On 12 October, Fifelity Life insurance company issued a three-month temporary premium waiver for eligible customers in Dunedin and the Clutha District. By 17 October, the Insurance Council of New Zealand had received over 1,000 flood-related insurance claims in Dunedin and Otago. By 21 February 2025, the Insurance Council of New Zealand confirmed that it had received 1,920 private insurance claims relating to the floods from the Otago region, totaling NZ$33.8 million (US$21 million).

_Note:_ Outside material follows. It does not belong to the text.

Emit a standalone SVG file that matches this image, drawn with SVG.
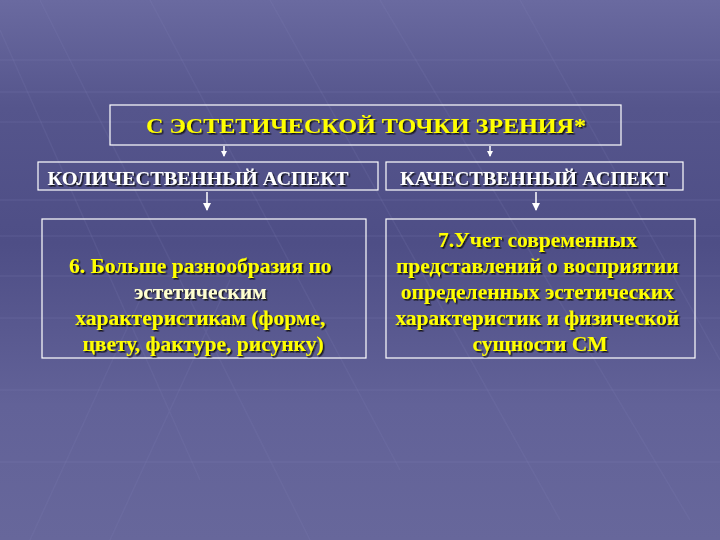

The Clutha District Council's deputy chief executive Jules Witt estimated that flood damage to the district's transport network could cost over more than NZ$1 million, and could take months to repair. The Waitaki District Council's roading operations lead engineer Mark Renalson estimated that repair and cleanup costs totaled at least NZ$500,000. The first $100,000 would be funded by the council's operations budget while the rest would be split on a 43:57 basis between the Council and NZ Transport Agency Waka Kotahi. Waitaki District Council water services manager Marty Pacey estimated that Three Waters repair costs to a 200-metre section of Dansey Pass would cost about $20,000. On 29 November 2024, the Clutha District Council estimated that roads and infrastructure in South Otago had sustained NZ$1.5 million (US$930,000) worth of damages.

===Housing===
By 5 October, nine homes in Dunedin had been "red-stickered" by Dunedin City Council (DCC) building inspectors, rendering them unsafe to live in. By 6 October, the number of "red stickered" homes in Dunedin had risen to 11. By 9 October, DCC building inspectors had classified 11 homes as "red stickered" and 31 homes as "yellow stickered" (limiting access). 13 homes were "white stickered" (meaning that buildings had little damage but that residents should take precautions).

By 17 October, almost 50 properties in Dunedin had been red or yellow stickered, rendering them uninhabitable or unsafe to live in. In response, the Ministry of Business, Innovation and Employment activated its Temporary Accommodation Service to support households displaced by the flooding.

===Water infrastructure and services===
Following the flooding, boil water notices had been issued in several Dunedin and Clutha suburbs including West Harbour and Tapanui. Due to broken water supply pipes pipes, residents of the Otago peninsula, West Harbour, Ocean View, Brighton, Outram, Waikouaiti, Karitane and Hawsbury were instructed to conserve water. Temporary water tanks were installed in Vauxhall, Macandrew Bay and Portobello while portaloos were placed in Aramoana.

On 7 October, boil water and water conservation notices also remained in force in parts of Dunedin and the Clutha District. By 9 October, boil water and water conservation notices remained in place in the Dunedin suburbs of Ravensbourne, Maia, Roseneath, Sawyers Bay, Port Chalmers, Carey's Bay, Deborah Bay and St Leonards. By 12 October, a boil water notice was still active in the Clutha District due to significant damage to local water infrastructure.

===Flood mitigation===
In late January 2025, Mayor of Dunedin Jules Radich unveiled a proposed NZ$44 million plan to combat flooding in South Dunedin. This plan involved a three-pronged approach including diverting the Bay View Road and New Street stormwater systems to a new pipe connected to the Portobello pumping station (NZ$1.9m), upgrading the Forbury Road pipe ($12m), and disconnecting the Hillside Road mains and pumping to the Orari Street outfall (NZ$15.2m). The draft 2025 budget also included allocating NZ$15 million for future medium-term flood alleviation work in South Dunedin. Dunedin City councillors voted by a margin of 13 to 1 to approve the plan; with the sole objection coming from Cr Lee Vandervis.